━━━ MATERIAL ━━━

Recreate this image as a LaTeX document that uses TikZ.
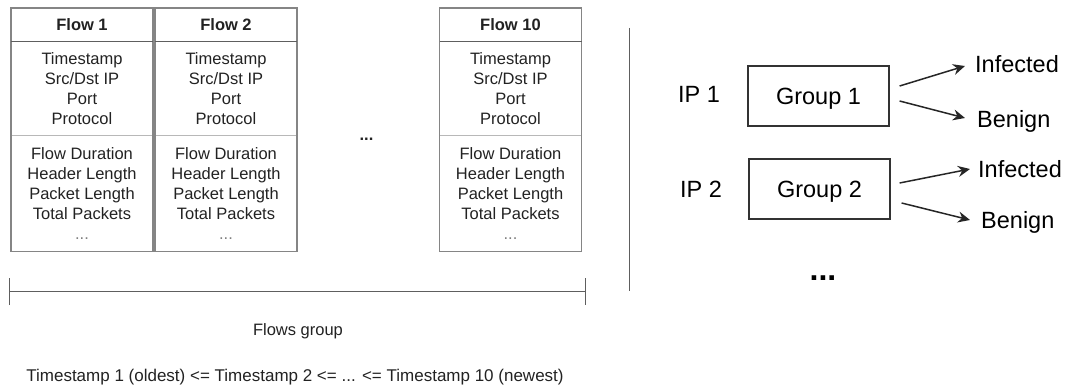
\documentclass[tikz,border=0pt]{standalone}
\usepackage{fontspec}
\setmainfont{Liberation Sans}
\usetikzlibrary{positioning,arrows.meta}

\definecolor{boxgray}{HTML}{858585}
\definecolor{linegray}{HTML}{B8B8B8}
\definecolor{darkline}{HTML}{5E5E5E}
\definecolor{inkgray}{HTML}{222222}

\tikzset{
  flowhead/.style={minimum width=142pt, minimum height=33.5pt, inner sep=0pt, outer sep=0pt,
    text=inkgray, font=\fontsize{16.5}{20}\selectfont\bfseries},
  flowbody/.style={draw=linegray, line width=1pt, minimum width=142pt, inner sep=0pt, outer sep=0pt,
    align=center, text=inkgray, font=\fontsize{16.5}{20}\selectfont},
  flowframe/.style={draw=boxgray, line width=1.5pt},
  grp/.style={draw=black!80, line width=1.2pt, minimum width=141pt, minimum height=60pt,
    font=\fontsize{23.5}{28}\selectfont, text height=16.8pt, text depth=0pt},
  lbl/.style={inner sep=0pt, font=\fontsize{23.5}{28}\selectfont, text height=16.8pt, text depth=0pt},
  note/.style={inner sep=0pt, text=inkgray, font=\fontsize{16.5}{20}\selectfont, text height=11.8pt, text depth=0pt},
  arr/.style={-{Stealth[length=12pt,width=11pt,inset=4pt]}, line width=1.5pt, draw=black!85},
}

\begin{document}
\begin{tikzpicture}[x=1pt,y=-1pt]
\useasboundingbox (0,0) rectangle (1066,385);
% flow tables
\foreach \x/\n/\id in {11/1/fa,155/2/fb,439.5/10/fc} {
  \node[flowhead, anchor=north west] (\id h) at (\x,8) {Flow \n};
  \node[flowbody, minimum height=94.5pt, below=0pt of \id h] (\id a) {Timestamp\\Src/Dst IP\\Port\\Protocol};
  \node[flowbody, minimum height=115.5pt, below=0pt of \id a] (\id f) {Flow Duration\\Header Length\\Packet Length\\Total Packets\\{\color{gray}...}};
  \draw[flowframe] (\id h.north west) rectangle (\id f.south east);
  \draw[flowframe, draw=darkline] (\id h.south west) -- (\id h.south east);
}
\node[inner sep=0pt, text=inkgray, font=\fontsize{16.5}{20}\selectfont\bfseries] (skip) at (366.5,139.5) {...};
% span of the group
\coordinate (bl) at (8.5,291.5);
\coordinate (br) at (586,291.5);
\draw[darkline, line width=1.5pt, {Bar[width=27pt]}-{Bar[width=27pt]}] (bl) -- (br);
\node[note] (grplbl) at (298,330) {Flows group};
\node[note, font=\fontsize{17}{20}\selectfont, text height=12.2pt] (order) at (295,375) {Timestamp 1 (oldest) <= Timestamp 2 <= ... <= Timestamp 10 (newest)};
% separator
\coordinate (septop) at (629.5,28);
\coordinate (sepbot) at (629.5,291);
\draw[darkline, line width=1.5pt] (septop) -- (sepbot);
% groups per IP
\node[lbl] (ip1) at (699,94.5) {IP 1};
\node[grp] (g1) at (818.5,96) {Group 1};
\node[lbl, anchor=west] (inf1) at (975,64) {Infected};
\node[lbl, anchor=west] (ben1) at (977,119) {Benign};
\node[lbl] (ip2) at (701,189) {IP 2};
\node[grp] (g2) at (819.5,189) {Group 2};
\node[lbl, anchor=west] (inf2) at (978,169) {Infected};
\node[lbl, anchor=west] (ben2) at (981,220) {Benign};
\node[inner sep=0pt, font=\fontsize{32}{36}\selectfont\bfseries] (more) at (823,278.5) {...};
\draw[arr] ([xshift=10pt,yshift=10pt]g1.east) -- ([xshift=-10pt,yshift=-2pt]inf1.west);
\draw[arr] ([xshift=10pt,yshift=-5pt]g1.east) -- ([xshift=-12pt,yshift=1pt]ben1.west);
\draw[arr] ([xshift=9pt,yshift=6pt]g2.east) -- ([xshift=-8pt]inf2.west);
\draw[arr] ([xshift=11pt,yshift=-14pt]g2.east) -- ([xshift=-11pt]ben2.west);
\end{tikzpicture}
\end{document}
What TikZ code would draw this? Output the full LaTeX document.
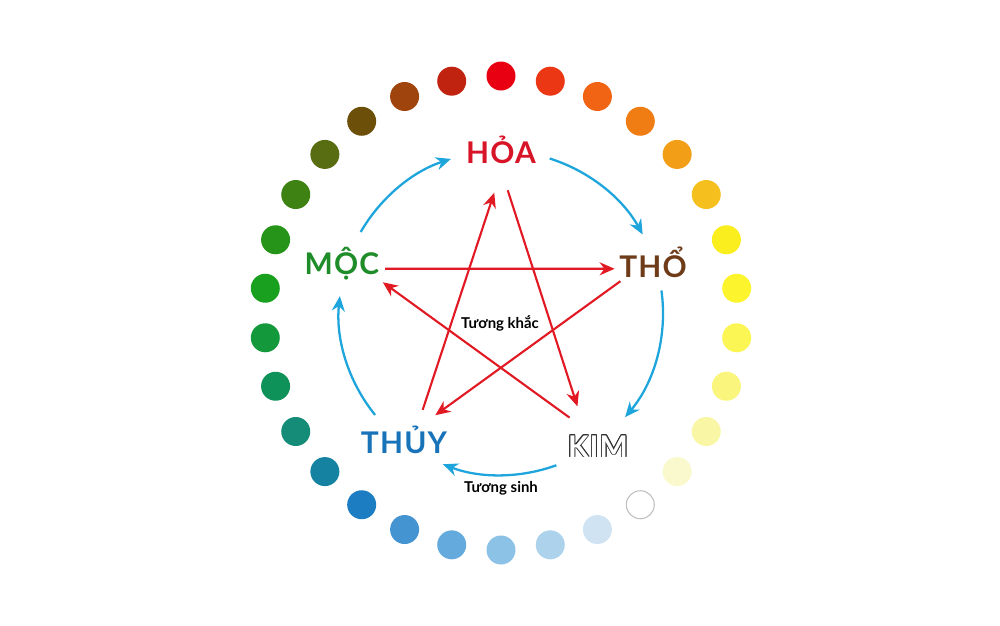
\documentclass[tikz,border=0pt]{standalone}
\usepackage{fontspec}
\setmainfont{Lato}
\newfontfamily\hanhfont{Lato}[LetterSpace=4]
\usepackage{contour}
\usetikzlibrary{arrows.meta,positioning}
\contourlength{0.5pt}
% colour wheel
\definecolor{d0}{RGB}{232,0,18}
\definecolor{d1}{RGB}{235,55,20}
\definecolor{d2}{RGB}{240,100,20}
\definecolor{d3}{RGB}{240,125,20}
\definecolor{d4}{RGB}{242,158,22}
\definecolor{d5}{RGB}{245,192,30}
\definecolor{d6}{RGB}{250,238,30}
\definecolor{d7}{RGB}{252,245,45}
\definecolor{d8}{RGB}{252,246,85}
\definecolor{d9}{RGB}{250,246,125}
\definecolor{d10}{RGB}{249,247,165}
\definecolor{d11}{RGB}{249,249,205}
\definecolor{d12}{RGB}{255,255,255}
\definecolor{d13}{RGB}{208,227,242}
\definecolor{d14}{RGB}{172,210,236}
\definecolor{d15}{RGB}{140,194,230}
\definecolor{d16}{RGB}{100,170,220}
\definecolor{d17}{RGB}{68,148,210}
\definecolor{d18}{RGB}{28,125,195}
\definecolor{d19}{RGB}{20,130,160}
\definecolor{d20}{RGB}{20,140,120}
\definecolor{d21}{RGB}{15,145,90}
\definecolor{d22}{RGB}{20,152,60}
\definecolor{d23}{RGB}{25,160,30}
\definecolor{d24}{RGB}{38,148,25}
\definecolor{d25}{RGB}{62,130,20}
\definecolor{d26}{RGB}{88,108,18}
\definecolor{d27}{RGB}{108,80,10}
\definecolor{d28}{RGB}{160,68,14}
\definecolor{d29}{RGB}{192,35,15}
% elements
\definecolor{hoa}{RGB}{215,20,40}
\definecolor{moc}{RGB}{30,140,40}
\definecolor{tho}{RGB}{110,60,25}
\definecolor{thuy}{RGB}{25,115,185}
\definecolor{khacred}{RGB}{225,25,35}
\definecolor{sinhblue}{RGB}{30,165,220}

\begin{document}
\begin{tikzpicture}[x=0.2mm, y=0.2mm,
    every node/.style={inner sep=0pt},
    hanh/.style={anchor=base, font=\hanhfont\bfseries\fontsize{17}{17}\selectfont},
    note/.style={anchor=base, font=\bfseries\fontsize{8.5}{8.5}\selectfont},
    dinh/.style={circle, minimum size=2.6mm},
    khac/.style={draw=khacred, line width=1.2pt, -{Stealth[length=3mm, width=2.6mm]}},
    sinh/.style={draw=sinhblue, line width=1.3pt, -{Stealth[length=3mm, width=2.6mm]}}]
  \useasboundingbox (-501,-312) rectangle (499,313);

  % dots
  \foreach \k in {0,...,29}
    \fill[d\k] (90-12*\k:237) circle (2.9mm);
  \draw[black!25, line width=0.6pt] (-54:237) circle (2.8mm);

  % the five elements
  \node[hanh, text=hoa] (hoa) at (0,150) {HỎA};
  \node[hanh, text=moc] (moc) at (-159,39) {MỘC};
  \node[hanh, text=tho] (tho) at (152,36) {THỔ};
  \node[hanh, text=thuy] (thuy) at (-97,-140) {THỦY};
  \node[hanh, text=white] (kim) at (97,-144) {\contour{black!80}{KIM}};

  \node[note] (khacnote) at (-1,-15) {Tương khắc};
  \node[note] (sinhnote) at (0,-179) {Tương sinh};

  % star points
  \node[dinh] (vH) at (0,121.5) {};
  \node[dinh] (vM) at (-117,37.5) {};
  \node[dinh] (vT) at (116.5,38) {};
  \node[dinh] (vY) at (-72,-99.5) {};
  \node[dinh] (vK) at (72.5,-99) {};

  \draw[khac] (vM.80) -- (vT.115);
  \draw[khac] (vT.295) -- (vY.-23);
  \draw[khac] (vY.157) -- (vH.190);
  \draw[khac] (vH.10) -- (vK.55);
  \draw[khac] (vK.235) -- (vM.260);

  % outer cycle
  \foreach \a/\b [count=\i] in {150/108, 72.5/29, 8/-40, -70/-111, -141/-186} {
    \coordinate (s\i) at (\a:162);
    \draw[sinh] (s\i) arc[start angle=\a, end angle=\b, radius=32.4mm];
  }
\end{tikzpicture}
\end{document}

━━━

§ **DESCRIPTION OF THE TASK**
Reply with one number only, the count of lines above that hold the string "LaTeX".

§ **SOLVED PROBLEM**
2